De Gournay, Uhuru, Coco-Mat, Sasha Bikoff and Resource Decor are among the clients of Laura Bindloss, who founded Nylon Consulting in 2012 as a luxury home and lifestyle PR company for designers and brands throughout the U.S. and U.K. In the first of her series of “Master Classes” for Business of Home, Bindloss dives into what PR really means, and how you can make it work for your business.
Public relations is probably the most misunderstood sector of the marketing world. It can sometimes be mistaken for advertising, social media, business development and even sales.
My definition, and the one I repeat to our clients is: “Our job is to help people find you.” Today, the entire field is in flux—find designers on Instagram, in a magazine, on TV, through a locally focused event like a showhouse, or through a real estate firm. Sometimes they see the designer’s name via a collaboration in their local Crate & Barrel, or featured on their favorite blog. There are more access points to our industry than ever before, which is both great news (media opportunities have never been more democratic) and slightly overwhelming.
We work in a business that has long been a guarded secret from the rest of the world—much like the art world, we operate in our own, very small circles and many of our practices (and our value) has not been communicated to the general public. Part of the job of a good publicist is to help designers navigate the rapidly shifting space of media and to educate them on consumer trends. Below are four rules of thumb that, as a boutique agency representing both interior designers and manufacturers, we believe every designer should know:
1. Digital press matters. Magazines today have entirely separate staffs for digital content, and they are producing an enormous number of stories every day to push out to their readers. Online press is highly beneficial to designers not only because it gives them greater real estate (no page limit), but it also helps your website to rank and can be re-shared months after it initially ran. Many sites now have affiliate relationships with each other—major publishers such as Hearst and Condé Nast share content—so [in the case of Hearst] an article that performed well on Elle Decor might then run on Town & Country’s website.
New York designer Sasha Bikoff is a client with whom we’ve had tremendous success digitally. Her own apartment, which ran first in New York magazine, was aired on NBC’s Open House and was published again recently on Camille Styles’s blog. We are now pitching it for pickup in the British media. We’ve also found great success by focusing on Sasha’s love of fashion and her personal lifestyle in addition to her design. After features for Harper’s Bazaar and Vogue, she has worked on a number of photo shoots with Harper’s Bazaar that use her furniture line of antiques upholstered in fashion fabrics.
2. Rinse and repeat! Our work with Sasha also highlights one of the other key things we focus on, which is to get as much mileage out of one project as possible. While many sites ask for exclusives on home tours, there are many opportunities to reuse imagery online or on social media (as well as in newspapers and in other countries). The Toronto-based designer Anne Hepfer, a longtime client of ours, was on the cover of House Beautiful; that feature will later be published this year overseas. Another project of Anne’s was also used as the cover for Connecticut Cottages & Gardens, which we then pitched as a story to The Wall Street Journal as a service piece.

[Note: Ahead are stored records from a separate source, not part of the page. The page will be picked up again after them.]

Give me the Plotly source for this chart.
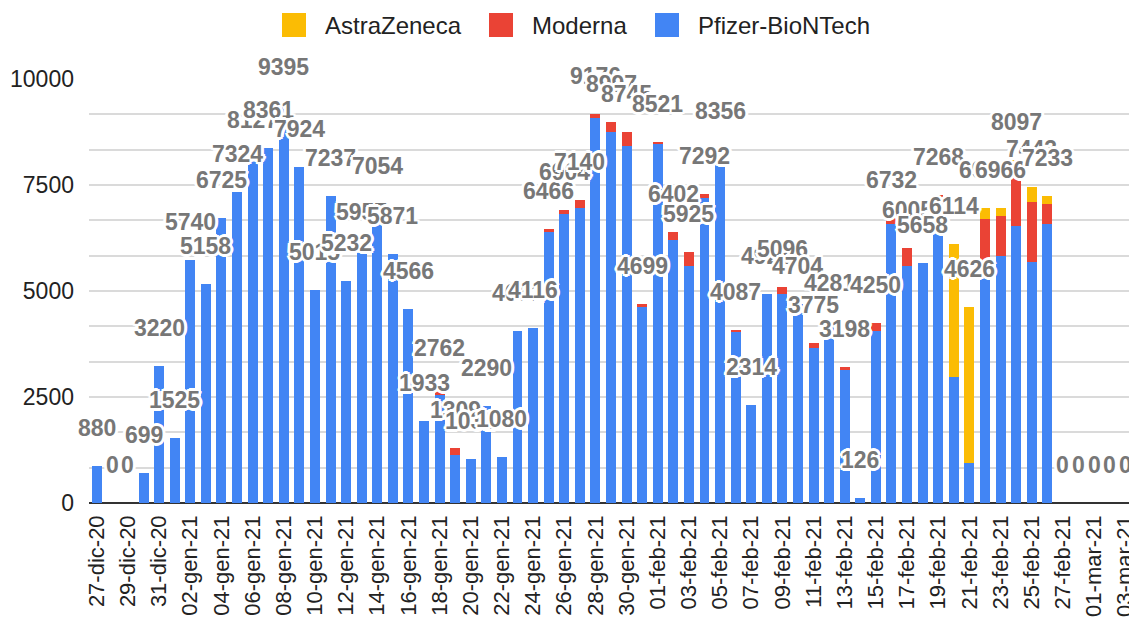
import plotly.graph_objects as go

dates = ["27-dic-20", "28-dic-20", "29-dic-20", "30-dic-20", "31-dic-20",
         "01-gen-21", "02-gen-21", "03-gen-21", "04-gen-21", "05-gen-21", "06-gen-21",
         "07-gen-21", "08-gen-21", "09-gen-21", "10-gen-21", "11-gen-21", "12-gen-21",
         "13-gen-21", "14-gen-21", "15-gen-21", "16-gen-21", "17-gen-21", "18-gen-21",
         "19-gen-21", "20-gen-21", "21-gen-21", "22-gen-21", "23-gen-21", "24-gen-21",
         "25-gen-21", "26-gen-21", "27-gen-21", "28-gen-21", "29-gen-21", "30-gen-21",
         "31-gen-21",
         "01-feb-21", "02-feb-21", "03-feb-21", "04-feb-21", "05-feb-21", "06-feb-21",
         "07-feb-21", "08-feb-21", "09-feb-21", "10-feb-21", "11-feb-21", "12-feb-21",
         "13-feb-21", "14-feb-21", "15-feb-21", "16-feb-21", "17-feb-21", "18-feb-21",
         "19-feb-21", "20-feb-21", "21-feb-21", "22-feb-21", "23-feb-21", "24-feb-21",
         "25-feb-21", "26-feb-21", "27-feb-21", "28-feb-21",
         "01-mar-21", "02-mar-21", "03-mar-21"]

pfizer = [880, 0, 0, 699, 3220,
          1525, 5740, 5158, 6725, 7324, 8127, 8361, 9395, 7924, 5015, 7237, 5232,
          5957, 7054, 5871, 4566, 1933, 2547, 1130, 1031, 2290, 1080, 4061, 4116,
          6396, 6814, 6965, 9086, 8757, 8428, 4629,
          8466, 6202, 5590, 7202, 8356, 4047, 2314, 4921, 4921, 4704, 3645, 4231,
          3148, 126, 4057, 6582, 5590, 5658, 7180, 2980, 951, 5300, 5825, 6533,
          5677, 6580, 0, 0,
          0, 0, 0]

moderna = [0, 0, 0, 0, 0,
           0, 0, 0, 0, 0, 0, 0, 0, 0, 0, 0, 0,
           0, 0, 0, 0, 0, 215, 179, 0, 0, 0, 0, 0,
           70, 90, 175, 90, 240, 317, 70,
           55, 200, 335, 90, 0, 40, 0, 0, 175, 0, 130, 50,
           50, 0, 193, 150, 415, 0, 88, 0, 0, 1400, 944, 1264,
           1430, 472, 0, 0,
           0, 0, 0]

astrazeneca = [0, 0, 0, 0, 0,
               0, 0, 0, 0, 0, 0, 0, 0, 0, 0, 0, 0,
               0, 0, 0, 0, 0, 0, 0, 0, 0, 0, 0, 0,
               0, 0, 0, 0, 0, 0, 0,
               0, 0, 0, 0, 0, 0, 0, 0, 0, 0, 0, 0,
               0, 0, 0, 0, 0, 0, 0, 3134, 3675, 246, 197, 300,
               336, 181, 0, 0,
               0, 0, 0]

y_ticks = [0, 2500, 5000, 7500, 10000]
y_ticktext = ["0", "2500", "5000", "7500", "10000"]

totals = [p + m + a for p, m, a in zip(pfizer, moderna, astrazeneca)]

FONT = "Arial, 'Liberation Sans', sans-serif"
C_PF = "#4285F4"
C_MO = "#EA4335"
C_AZ = "#FBBC04"

# the page body has an 8px default margin; size the figure to fit the window
OFF = 8
W, H = 1137 - OFF, 623 - OFF
ML, MR, MT, MB = 89 - OFF, 4, 79 - OFF, 623 - 503
PW, PH = W - ML - MR, H - MT - MB


def px_x(px):
    return (px - OFF - ML) / PW


def px_y(py):
    return (H - MB - (py - OFF)) / PH


fig = go.Figure()
fig.add_trace(go.Bar(x=dates, y=pfizer, name="Pfizer-BioNTech", marker_color=C_PF,
                     marker_line_width=0, showlegend=False))
fig.add_trace(go.Bar(x=dates, y=moderna, name="Moderna", marker_color=C_MO,
                     marker_line_width=0, showlegend=False))
fig.add_trace(go.Bar(x=dates, y=astrazeneca, name="AstraZeneca", marker_color=C_AZ,
                     marker_line_width=0, showlegend=False))

halo = ", ".join(f"{dx}px {dy}px 0 white" for dx, dy in
                 [(2, 0), (-2, 0), (0, 2), (0, -2), (2, 2), (-2, -2), (2, -2), (-2, 2),
                  (3, 0), (-3, 0), (0, 3), (0, -3)])

for d, t in zip(dates, totals):
    fig.add_annotation(x=d, y=t, text=str(t), showarrow=False, yshift=38,
                       yanchor="middle", xanchor="center",
                       font=dict(family=FONT, size=23, color="#777777",
                                 weight="bold", shadow=halo))

# custom legend (order as in reference)
legend_items = [("AstraZeneca", C_AZ, 282), ("Moderna", C_MO, 489),
                ("Pfizer-BioNTech", C_PF, 655)]
for name, col, sx in legend_items:
    fig.add_shape(type="rect", xref="paper", yref="paper",
                  x0=px_x(sx), x1=px_x(sx + 24), y0=px_y(37), y1=px_y(13),
                  fillcolor=col, line=dict(width=0), layer="above")
    fig.add_annotation(xref="paper", yref="paper", x=px_x(sx + 41), y=px_y(25),
                       text=name, showarrow=False, xanchor="left", yanchor="middle",
                       font=dict(family=FONT, size=24, color="#222222"))

fig.update_layout(
    width=W, height=H,
    margin=dict(l=ML, r=MR, t=MT, b=MB, autoexpand=False),
    barmode="stack",
    bargap=0.36,
    plot_bgcolor="white",
    paper_bgcolor="white",
    font=dict(family=FONT, size=23, color="#222222"),
    showlegend=False,
)

fig.update_xaxes(
    type="category",
    range=[-0.5, len(dates) - 0.5],
    tickmode="array",
    tickvals=dates[::2],
    ticktext=dates[::2],
    tickangle=-90,
    tickfont=dict(size=22, color="#222222"),
    showgrid=False,
    showline=False,
    ticks="",
    ticklabelstandoff=7,
    automargin=False,
)

fig.update_yaxes(
    range=[0, 10000],
    tickmode="array",
    tickvals=y_ticks,
    ticktext=y_ticktext,
    tickfont=dict(size=23, color="#222222"),
    showgrid=True,
    gridcolor="#dadada",
    gridwidth=1.5,
    minor=dict(tickmode="linear", tick0=0, dtick=2500 / 3, showgrid=True,
               gridcolor="#dadada", gridwidth=1.5),
    zeroline=True,
    zerolinecolor="#333333",
    zerolinewidth=2,
    ticks="",
    ticklabelstandoff=14,
    automargin=False,
)

fig.write_html("out.html")
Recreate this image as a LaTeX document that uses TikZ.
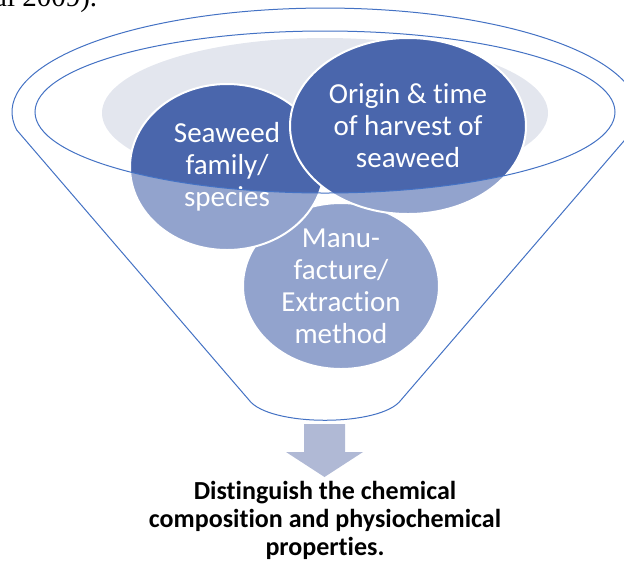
\documentclass[tikz,border=0pt]{standalone}
\usepackage{fontspec}
\setmainfont{Carlito}[Ligatures=NoCommon]
\newfontfamily\bodyserif{Liberation Serif}
\usetikzlibrary{shapes.geometric}
\definecolor{FunnelBlue}{HTML}{4A66AC}
\definecolor{RimBlue}{HTML}{4472C4}
\definecolor{TrayGray}{HTML}{E3E6EE}
\definecolor{ArrowBlue}{HTML}{B0B9D5}
\newlength{\pxu}
\setlength{\pxu}{0.75pt}

\begin{document}
\begin{tikzpicture}[
  x=0.75pt,
  y=-0.75pt,
  blob/.style={ellipse,fill=FunnelBlue,draw=white,line width=2\pxu,inner sep=0},
  blob text/.style={text=white,align=center,inner sep=0,font=\fontsize{21.75}{24}\selectfont},
  tray/.style={ellipse,fill=TrayGray,inner sep=0},
  funnel/.style={draw=RimBlue,line width=1\pxu,fill=white,fill opacity=0.4,draw opacity=1,even odd rule},
  result/.style={align=center,inner sep=0,font=\bfseries\fontsize{19.5}{21}\selectfont},
  cite/.style={anchor=base east,inner sep=0,font=\bodyserif\fontsize{21.75}{24}\selectfont}
]
  \useasboundingbox (0,0) rectangle (624,562);
  \clip (0,0) rectangle (624,562);

  \node[cite] (cite) at (97.5,6.5) {al 2009).};

  \node[tray,minimum width=446\pxu,minimum height=150\pxu] (tray) at (325,113) {};
  \node[blob,minimum width=196\pxu,minimum height=166\pxu] (method) at (341,286) {};
  \node[blob,minimum width=194\pxu,minimum height=166\pxu] (species) at (227,167) {};
  \node[blob,minimum width=236\pxu,minimum height=176\pxu] (origin) at (408,126) {};
  \node[blob text] (methodtxt) at (method.center) {Manu-\\facture/\\Extraction\\method};
  \node[blob text] (speciestxt) at (species.center) {Seaweed\\family/\\species};
  \node[blob text] (origintxt) at (origin.center) {Origin \& time\\of harvest of\\seaweed};

  \coordinate (rimL) at (16.8,130.1);
  \coordinate (botR) at (401,400);
  \coordinate (botL) at (249,400);
  \path[funnel] (rimL) arc[start angle=170,end angle=370,x radius=313,y radius=104]
    -- (botR) .. controls (381,427) and (269,427) .. (botL) -- cycle
    (325,112) ellipse[x radius=290,y radius=81];

  \fill[ArrowBlue] (304,424) -- (345,424) -- (345,452) -- (363,452) -- (324.5,477)
    -- (286,452) -- (304,452) -- cycle;

  \node[result] (goal) at (325,520) {Distinguish the chemical\\composition and physiochemical\\properties.};
\end{tikzpicture}
\end{document}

The L.A. designer Vanessa Alexander had a feature last fall in Elle Decor, which we just re-pitched to both Dwell and Design Milk, which both also ran the story. We’ve been able to also secure before-and-afters on her own home that had been previously published in regional California media on Domino. Having a publicist that knows these rules—who cares about exclusivity and for what regions is key to navigating these types of decisions—is key to secure multiple placements with one project. A must in a competitive marketplace where content is king.
3. Get involved in industry events. This is another important way to gain exposure for your name. Speaking on a panel, or being part of a showhouse is not only a fun way to get involved in our community (and often to give back to a great cause) but also a great way to connect with other designers, various editors and brands. Designing a table at the Lenox Hill Gala, as many of our clients have done, is great exposure in the media as well as an opportunity to contribute to a worthy cause. Anne was asked to speak on a panel with House Beautiful after her feature ran at LCDQ Legends—which, as a Toronto-based firm—was great exposure for her in the Los Angeles market. Sasha has participated in multiple Holiday House events, which have generated a wide amount of publicity for her name and also given her opportunities to generate content, such as by throwing a fun dinner beforehand to raise awareness.
4. Go local. There is also huge value in regional media. More often than not, your clients live where you do, and to ignore the press that they get directly into their mailboxes or read over their morning coffee is an error. We once had a client who secured a major job out of a New York magazine placement; Sasha has given two projects exclusively to the New York Post; and Vanessa Alexander has had great success in her native Los Angeles with titles like C Magazine and Luxe California, which have been extremely supportive of her work and have helped build her name locally.